Scott Falb, with the Iowa Department of Transportation, says lawmakers approved the measure in September of 1975 to avoid losing federal highway construction funding. The federal funding provision was repealed a few months later.
“And then, after many motorcyclists showed up at the state capital – in fact, riding around the capital on their motorcycles in protest – the State of Iowa repealed the (helmet) law effective June 30, 1976,” Falb said. Over the nine months Iowa had a mandatory helmet law, 34 people were killed in motorcycle accidents.

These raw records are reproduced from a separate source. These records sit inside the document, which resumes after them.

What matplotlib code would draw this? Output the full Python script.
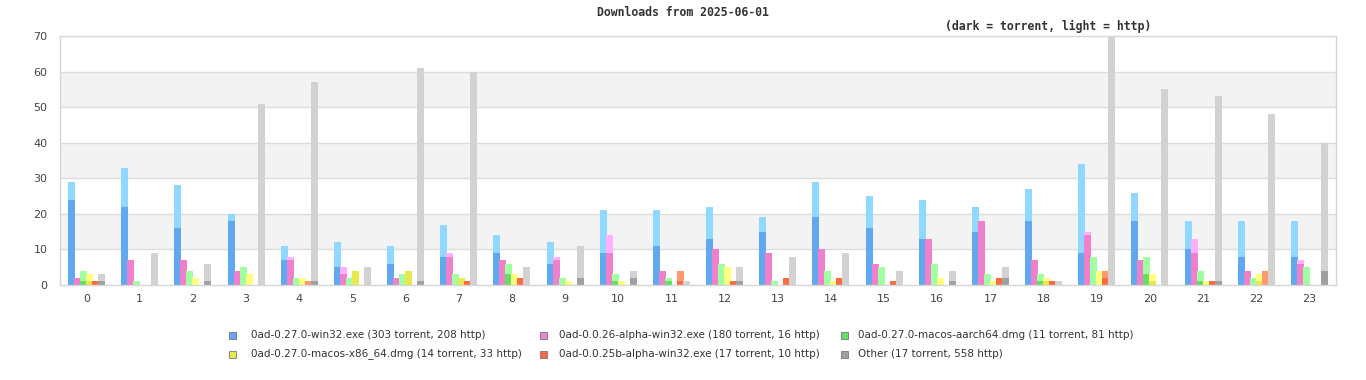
import matplotlib
matplotlib.use("Agg")
import matplotlib.pyplot as plt
from matplotlib.patches import Rectangle
import numpy as np

hours = list(range(24))

series_names = [
    "0ad-0.27.0-win32.exe (303 torrent, 208 http)",
    "0ad-0.0.26-alpha-win32.exe (180 torrent, 16 http)",
    "0ad-0.27.0-macos-aarch64.dmg (11 torrent, 81 http)",
    "0ad-0.27.0-macos-x86_64.dmg (14 torrent, 33 http)",
    "0ad-0.0.25b-alpha-win32.exe (17 torrent, 10 http)",
    "Other (17 torrent, 558 http)",
]

win32_torrent = [24, 22, 16, 18, 7, 5, 6, 8, 9, 6, 9, 11, 13, 15, 19, 16, 13, 15, 18, 9, 18, 10, 8, 8]
win32_http    = [5, 11, 12, 2, 4, 7, 5, 9, 5, 6, 12, 10, 9, 4, 10, 9, 11, 7, 9, 25, 8, 8, 10, 10]

a26_torrent = [2, 7, 7, 4, 7, 3, 2, 8, 7, 7, 9, 4, 10, 9, 10, 6, 13, 18, 7, 14, 7, 9, 4, 6]
a26_http    = [0, 0, 0, 0, 1, 2, 0, 1, 0, 1, 5, 0, 0, 0, 0, 0, 0, 0, 0, 1, 0, 4, 0, 1]

arm_torrent = [1, 0, 0, 0, 0, 0, 0, 0, 3, 0, 1, 1, 0, 0, 0, 0, 0, 0, 1, 0, 3, 1, 0, 0]
arm_http    = [3, 1, 4, 5, 2, 2, 3, 3, 3, 2, 2, 1, 6, 1, 4, 5, 6, 3, 2, 8, 5, 3, 2, 5]

x86_torrent = [1, 0, 0, 0, 0, 4, 4, 2, 0, 0, 0, 0, 0, 0, 0, 0, 0, 0, 1, 0, 1, 0, 1, 0]
x86_http    = [2, 0, 2, 3, 2, 0, 0, 0, 3, 1, 1, 0, 5, 0, 1, 0, 2, 1, 1, 4, 2, 1, 2, 0]

a25_torrent = [1, 0, 0, 0, 0, 0, 0, 1, 2, 0, 0, 1, 1, 2, 2, 1, 0, 2, 1, 2, 0, 1, 0, 0]
a25_http    = [0, 0, 0, 0, 1, 0, 0, 0, 0, 0, 0, 3, 0, 0, 0, 0, 0, 0, 0, 2, 0, 0, 4, 0]

other_torrent = [1, 0, 1, 0, 1, 0, 1, 0, 0, 2, 2, 0, 1, 0, 0, 0, 1, 2, 0, 0, 0, 1, 0, 4]
other_http    = [2, 9, 5, 51, 56, 5, 60, 60, 5, 9, 2, 1, 4, 8, 9, 4, 3, 3, 1, 70, 55, 52, 48, 36]

torrent = [win32_torrent, a26_torrent, arm_torrent, x86_torrent, a25_torrent, other_torrent]
http = [win32_http, a26_http, arm_http, x86_http, a25_http, other_http]

dark_colors = ["#60a8f0", "#f080cc", "#66dd66", "#e8e850", "#ff6a40", "#a0a0a0"]
light_colors = ["#90d8ff", "#ffb0ff", "#a0ffa0", "#ffff80", "#ff9a70", "#d2d2d2"]

fig = plt.figure(figsize=(13.66, 3.8), dpi=100)
ax = fig.add_axes([60/1366, 1-285/380, (1336-60)/1366, (285-36)/380])

# background bands
for lo in (10, 30, 50):
    ax.axhspan(lo, lo + 10, color="#f3f3f3", zorder=0, lw=0)
for y in range(10, 70, 10):
    ax.axhline(y, color="#dcdcdc", lw=1, zorder=0.5)

x = np.arange(len(hours))
step = 0.1128
width = 0.1316
for i in range(6):
    off = (i - 2.5) * step
    t = np.array(torrent[i])
    h = np.array(http[i])
    ax.bar(x + off, t, width=width, color=dark_colors[i], lw=0, zorder=2)
    ax.bar(x + off, h, bottom=t, width=width, color=light_colors[i], lw=0, zorder=2)

ax.set_xlim(-0.5, 23.5)
ax.set_ylim(0, 70)
ax.set_yticks(range(0, 71, 10))
ax.set_xticks(x)
ax.set_xticklabels([str(hh) for hh in hours])
ax.tick_params(axis="both", length=0, labelsize=8, labelcolor="#444444")
ax.tick_params(axis="y", pad=9)
ax.tick_params(axis="x", pad=6.5)
for s in ax.spines.values():
    s.set_color("#d6d6d6")
    s.set_linewidth(1)
ax.set_facecolor("white")

fig.text(683/1366, 1-13/380, "Downloads from 2025-06-01", ha="center", va="center",
         family="DejaVu Sans Mono", weight="bold", fontsize=8.3, color="#333333")
fig.text(1048/1366, 1-26/380, "(dark = torrent, light = http)", ha="center", va="center",
         family="DejaVu Sans Mono", weight="bold", fontsize=8.3, color="#333333")

# legend
marker_x = [232, 543.7, 844]
text_x = [250.5, 559, 858.5]
rows_y = [335, 354]
for i in range(6):
    col = i % 3
    row = i // 3
    px, py = marker_x[col], rows_y[row]
    fig.add_artist(Rectangle(((px - 3.5)/1366, 1-(py + 3.5)/380), 7/1366, 7/380,
                             transform=fig.transFigure, facecolor=dark_colors[i],
                             edgecolor="#777777", lw=0.6))
    fig.text(text_x[col]/1366, 1-py/380, series_names[i], ha="left", va="center",
             fontsize=7.5, color="#333333")

fig.savefig("out.png", dpi=100)
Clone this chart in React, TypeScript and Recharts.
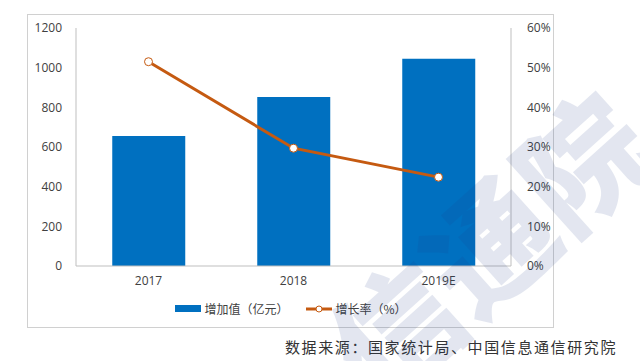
import React from 'react';
import { ComposedChart, Bar, Line, XAxis, YAxis } from 'recharts';

const categories = ['2017', '2018', '2019E'];
const addedValue = [655, 852, 1045];
const growthRate = [51.5, 29.7, 22.4];
const leftTicks = [0, 200, 400, 600, 800, 1000, 1200];
const rightTicks = [0, 10, 20, 30, 40, 50, 60];
const barName = '增加值（亿元）';
const lineName = '增长率（%）';
const sourceText = '数据来源：国家统计局、中国信息通信研究院';

const data = categories.map((c, i) => ({ name: c, value: addedValue[i], rate: growthRate[i] }));

const font = '"Open Sans", "Noto Sans CJK SC", sans-serif';

export default function App() {
  return (
    <div style={{ position: 'absolute', left: 0, top: 0, width: 640, height: 361, background: '#fff', overflow: 'hidden' }}>
      <div style={{ position: 'absolute', left: 27, top: 14, width: 525, height: 312, border: '1px solid #d0d0d0' }} />
      <div style={{ position: 'absolute', left: 0, top: 0 }}>
        <ComposedChart width={640} height={361} data={data} margin={{ top: 28, right: 89, bottom: 65, left: 0 }} barCategoryGap="25%">
          <XAxis dataKey="name" height={30} axisLine={{ stroke: '#bfbfbf' }} tickLine={false} tick={{ fill: '#404040', fontSize: 12, fontFamily: font }} dy={2} />
          <YAxis yAxisId="left" width={76} domain={[0, 1200]} ticks={leftTicks} axisLine={{ stroke: '#bfbfbf' }} tickLine={false} tick={{ fill: '#404040', fontSize: 12, fontFamily: font }} dx={-6} />
          <YAxis yAxisId="right" orientation="right" width={40} domain={[0, 60]} ticks={rightTicks} tickFormatter={(v: number) => `${v}%`} axisLine={{ stroke: '#bfbfbf' }} tickLine={false} tick={{ fill: '#404040', fontSize: 12, fontFamily: font, textAnchor: 'start' }} dx={8} />
          <Bar yAxisId="left" dataKey="value" name={barName} fill="#0070C0" isAnimationActive={false} />
          <Line yAxisId="right" dataKey="rate" name={lineName} stroke="#C55A11" strokeWidth={3} dot={{ r: 4, fill: '#fff', stroke: '#C55A11', strokeWidth: 1 }} isAnimationActive={false} />
        </ComposedChart>
      </div>
      <div style={{ position: 'absolute', left: 0, top: 300, width: 582, display: 'flex', justifyContent: 'center', alignItems: 'center', fontFamily: '"Noto Sans CJK SC", sans-serif', fontSize: 12, color: '#404040' }}>
        <div style={{ display: 'flex', alignItems: 'center', marginRight: 18 }}>
          <div style={{ width: 26, height: 7, background: '#0070C0', marginRight: 3 }} />
          <span>{barName}</span>
        </div>
        <div style={{ display: 'flex', alignItems: 'center' }}>
          <svg width={26} height={10} style={{ marginRight: 3 }}>
            <line x1={0} y1={5} x2={26} y2={5} stroke="#C55A11" strokeWidth={3} />
            <circle cx={13} cy={5} r={3} fill="#fff" stroke="#C55A11" strokeWidth={1} />
          </svg>
          <span>{lineName}</span>
        </div>
      </div>
      <div style={{ position: 'absolute', left: 285, top: 336, fontFamily: '"Noto Sans CJK SC", sans-serif', fontSize: 15, letterSpacing: 1.6, color: '#333', whiteSpace: 'nowrap' }}>{sourceText}</div>
      <svg width={640} height={361} style={{ position: 'absolute', left: 0, top: 0, pointerEvents: 'none' }}>
        <text x={495} y={292} fontSize={125} fontWeight={900} fill="#1f3c88" opacity={0.12} transform="rotate(-42 495 252)" textAnchor="middle" fontFamily='"Noto Sans CJK SC", sans-serif'>信通院</text>
      </svg>
    </div>
  );
}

Eight of those deaths were blamed on head injuries. That compared to 47 fatalities, with 19 head injuries, over the same nine month period the next year. Prior to the helmet law, Iowa had 45 motorcycle fatals with 22 involving head injuries.
“So, over the time we had the law, the fatalities were down and head injuries were less than half of what they had been,” Falb said. “As soon as we repealed the law, those numbers went right back up to where they were before.” So far this year, 60 people have died in motorcycle crashes in Iowa. Iowa, Illinois and New Hampshire are the only states with no helmet laws.